The IMF addresses the three horsemen of the debt apocalypse: climate change, defence and ageing population. The unspoken fourth is, of course, immigration. The IMF’s economists note these “spending biases” will lead to more deficits and more debt. They conclude:
“Large fiscal deficits and elevated debt levels around the world call for greater fiscal prudence, but this might be hard when political forces pull in the opposite direction."
You don’t say. Look at the US - $1 trillion in new debt every 100 days to buy growth, while every dollar of debt is buying incrementally less of it. Save for one or two ‘radicals’, no one wants to face the music just yet. There may be trouble ahead but for now, let the party continue.
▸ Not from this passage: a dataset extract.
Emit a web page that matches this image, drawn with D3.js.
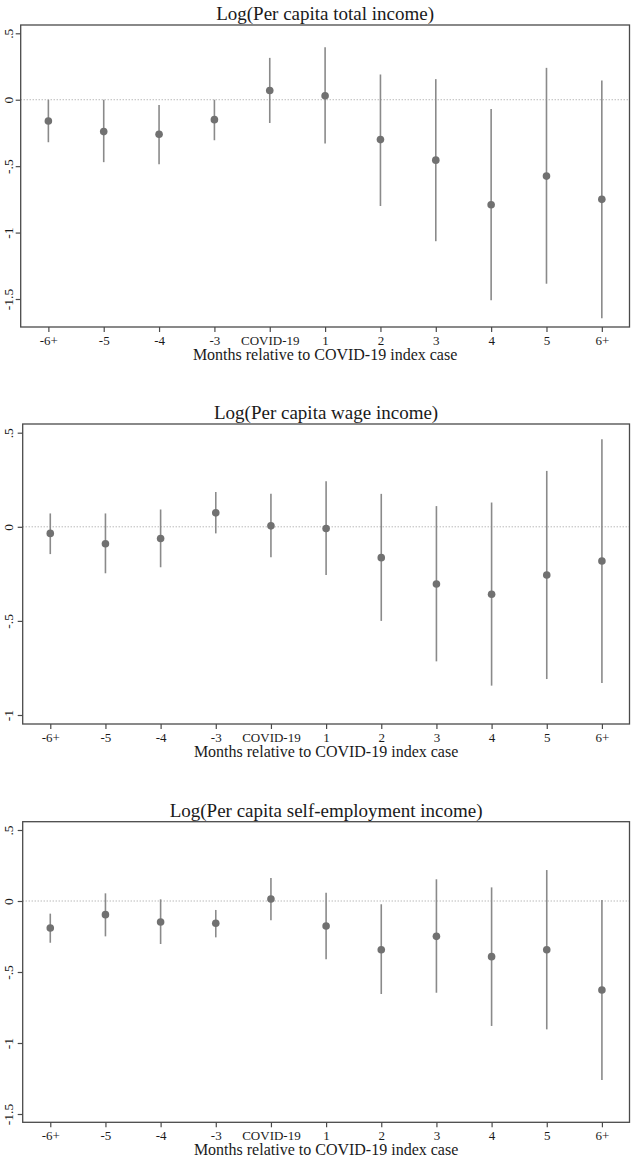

Stocks retreated from record highs as US inflation proved a little bit stickier in places than people would like - the S&P 500 closed down 0.2%, while the Dow shed 0.14%. European bourses also retreated a bit early on Friday and are now pretty well flat for the week – no significant moves. The euro fell to its weakest since early August, whilst the Japanese yen touched the mid-August lows. Sterling continues to sit above $1.30 with the bearish momentum losing stream.
US consumer inflation rose 0.2% on a monthly basis, taking the annual rate to 2.4% from the previous year, which was a little ahead of the 0.1% monthly gain and 2.3% year-over-year rate expected. That YoY number is the lowest since Feb 2021 and yet everyone is talking about a ‘hot CPI’. Go figure. The fact is though that we are at a level where the CPI numbers are not that important on the margins; far less important than the jobs numbers. The fears of a second wave of inflation proved unfounded, so now the fear is one of recession. And now we’re into the non-linear bit – choppiness (or janky, in the words of Atlanta Fed president Bostic) that we can expect from here on out. The 3-month annualized core rate rose to 3.1% from 2.1%. Jobless claims rose to a larger-than-expected 258,000 – the latter is probably more worrying for the market than the former.
The UK economy grew by 0.2% in August. Well, if you add 1% of the population in a year, you’d expect nothing less, right? Can we please stop looking at GDP and only look at GDP per capita?